When all four are true, the host boots cleanly, nvidia-smi lists the card, and Ollama loads models straight onto it. When any one is false, you get a black screen, a module that will not load, or a runtime that runs but never touches the GPU.

flowchart TD
    A[nouveau blacklisted] --> B[Secure Boot: module signed or disabled]
    B --> C[NVIDIA driver loads, nvidia-smi works]
    C --> D[CUDA runtime version matches the driver]
    D --> E[Ollama finds CUDA on the host]
    E --> F[Models run on the GPU, natively]

What bit me

The failure I remember most came after a routine kernel update. Everything had been working for weeks — and then, after apt upgrade and a reboot, nvidia-smi reported it could not communicate with the driver. Nothing I had touched on purpose had changed. The cause was that the new kernel had booted but the NVIDIA module had not been rebuilt against it, so the running kernel had no driver to load. The fix was making sure DKMS rebuilt the module for the new kernel and that the rebuild actually completed, rather than failing silently in the upgrade noise. Obvious in hindsight. Invisible at the time, because the symptom — “the GPU has vanished” — is identical regardless of which layer of the stack broke.

The general lesson is the one a bare-metal driver stack teaches everyone eventually: the diagnostic skill is not fixing the failure, it is localising it. Several things have to be true and the system will not tell you which one is false, so you learn to test each independently — is the module loaded, does nvidia-smi work, does the CUDA version match, does the runtime see the card — rather than changing three things at once and hoping. I keep the working configuration in my notes now, the same way I keep the Caddy reference config, because re-deriving it from scratch is exactly the wasted effort a knowledge base exists to prevent.

The payoff

On the other side of all that fiddliness is a genuinely good arrangement. The GPU box is a plain Ubuntu machine running Ollama on the bare metal, and it serves the local models behind my AI work — the writing, the embeddings, the retrieval — on hardware that I own and that never sends a token off my network. When a driver update goes wrong, I have the recovery steps written down and I am running again quickly. When I want to rebuild the host entirely, the install is scripted and the configuration is in notes, so the rebuild is mechanical rather than archaeological.

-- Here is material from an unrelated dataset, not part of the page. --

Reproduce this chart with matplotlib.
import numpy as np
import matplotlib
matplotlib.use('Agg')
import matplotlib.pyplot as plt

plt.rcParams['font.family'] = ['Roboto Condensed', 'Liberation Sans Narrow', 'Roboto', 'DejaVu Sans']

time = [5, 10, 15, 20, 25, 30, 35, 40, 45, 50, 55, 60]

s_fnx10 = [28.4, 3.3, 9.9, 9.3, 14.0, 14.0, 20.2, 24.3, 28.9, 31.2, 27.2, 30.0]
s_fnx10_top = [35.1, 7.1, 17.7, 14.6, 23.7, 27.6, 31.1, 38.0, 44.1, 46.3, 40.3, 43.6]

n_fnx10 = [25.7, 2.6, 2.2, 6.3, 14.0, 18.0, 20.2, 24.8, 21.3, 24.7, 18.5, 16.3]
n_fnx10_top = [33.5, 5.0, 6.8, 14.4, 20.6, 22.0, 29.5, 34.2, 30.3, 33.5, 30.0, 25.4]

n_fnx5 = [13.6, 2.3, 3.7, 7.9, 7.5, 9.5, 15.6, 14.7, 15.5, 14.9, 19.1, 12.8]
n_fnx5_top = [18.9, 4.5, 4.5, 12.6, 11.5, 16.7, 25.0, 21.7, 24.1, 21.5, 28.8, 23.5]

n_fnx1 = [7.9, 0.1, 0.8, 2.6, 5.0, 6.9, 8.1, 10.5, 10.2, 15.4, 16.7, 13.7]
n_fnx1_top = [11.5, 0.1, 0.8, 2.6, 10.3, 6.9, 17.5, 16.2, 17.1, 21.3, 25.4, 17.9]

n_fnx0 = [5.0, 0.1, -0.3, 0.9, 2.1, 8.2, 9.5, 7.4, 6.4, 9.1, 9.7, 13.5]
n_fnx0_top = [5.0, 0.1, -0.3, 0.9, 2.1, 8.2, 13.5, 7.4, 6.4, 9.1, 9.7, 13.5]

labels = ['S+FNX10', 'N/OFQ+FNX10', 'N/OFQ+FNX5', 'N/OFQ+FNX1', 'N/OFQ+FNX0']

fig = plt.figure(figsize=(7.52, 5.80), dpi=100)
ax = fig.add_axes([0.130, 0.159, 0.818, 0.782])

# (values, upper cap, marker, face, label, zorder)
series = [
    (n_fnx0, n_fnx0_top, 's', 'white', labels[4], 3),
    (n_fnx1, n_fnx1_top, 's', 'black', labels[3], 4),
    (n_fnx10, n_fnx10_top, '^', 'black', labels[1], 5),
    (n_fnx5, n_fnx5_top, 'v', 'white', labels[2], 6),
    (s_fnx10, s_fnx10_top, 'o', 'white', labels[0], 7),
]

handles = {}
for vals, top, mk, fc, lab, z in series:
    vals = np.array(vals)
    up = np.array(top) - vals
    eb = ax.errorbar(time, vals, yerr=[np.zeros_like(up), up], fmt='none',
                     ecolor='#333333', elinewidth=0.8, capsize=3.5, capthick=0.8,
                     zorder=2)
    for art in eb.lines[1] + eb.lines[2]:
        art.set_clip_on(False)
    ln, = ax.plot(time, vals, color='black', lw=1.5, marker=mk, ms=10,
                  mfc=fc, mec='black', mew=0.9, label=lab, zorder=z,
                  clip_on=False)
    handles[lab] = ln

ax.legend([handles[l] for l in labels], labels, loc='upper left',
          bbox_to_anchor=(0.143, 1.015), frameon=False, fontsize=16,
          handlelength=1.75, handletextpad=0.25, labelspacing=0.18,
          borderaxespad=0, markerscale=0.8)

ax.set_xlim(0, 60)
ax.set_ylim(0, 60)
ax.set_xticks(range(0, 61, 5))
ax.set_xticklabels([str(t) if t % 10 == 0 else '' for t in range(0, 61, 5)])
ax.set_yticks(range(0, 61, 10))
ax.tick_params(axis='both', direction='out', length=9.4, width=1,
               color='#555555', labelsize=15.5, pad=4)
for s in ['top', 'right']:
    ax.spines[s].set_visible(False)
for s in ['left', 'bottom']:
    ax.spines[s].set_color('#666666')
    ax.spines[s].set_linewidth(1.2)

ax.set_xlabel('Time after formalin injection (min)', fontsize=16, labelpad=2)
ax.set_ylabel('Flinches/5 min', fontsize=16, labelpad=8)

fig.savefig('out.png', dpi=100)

That combination — native GPU performance with a box I can rebuild from notes — is exactly the own-the-centre bargain I keep making. The card does the work. Bare metal keeps it fast and simple. And the evenings I lost — first to passthrough, then to a kernel update that ate the driver — bought me a box I have trusted ever since.

If you are about to attempt this

Do it on a host you can afford to have down for an evening, not on the day you need it working. Resist the urge to virtualise the GPU unless you have a concrete reason to — for a single-card inference box, bare metal is faster, simpler, and far less fragile across updates. Change one thing at a time. Verify each layer of the driver stack independently before assuming the next one is the problem. And write down the working configuration the moment it works, because the version of you that needs it again will have completely forgotten how you got here — and that future stranger deserves better than a black screen and a vague memory.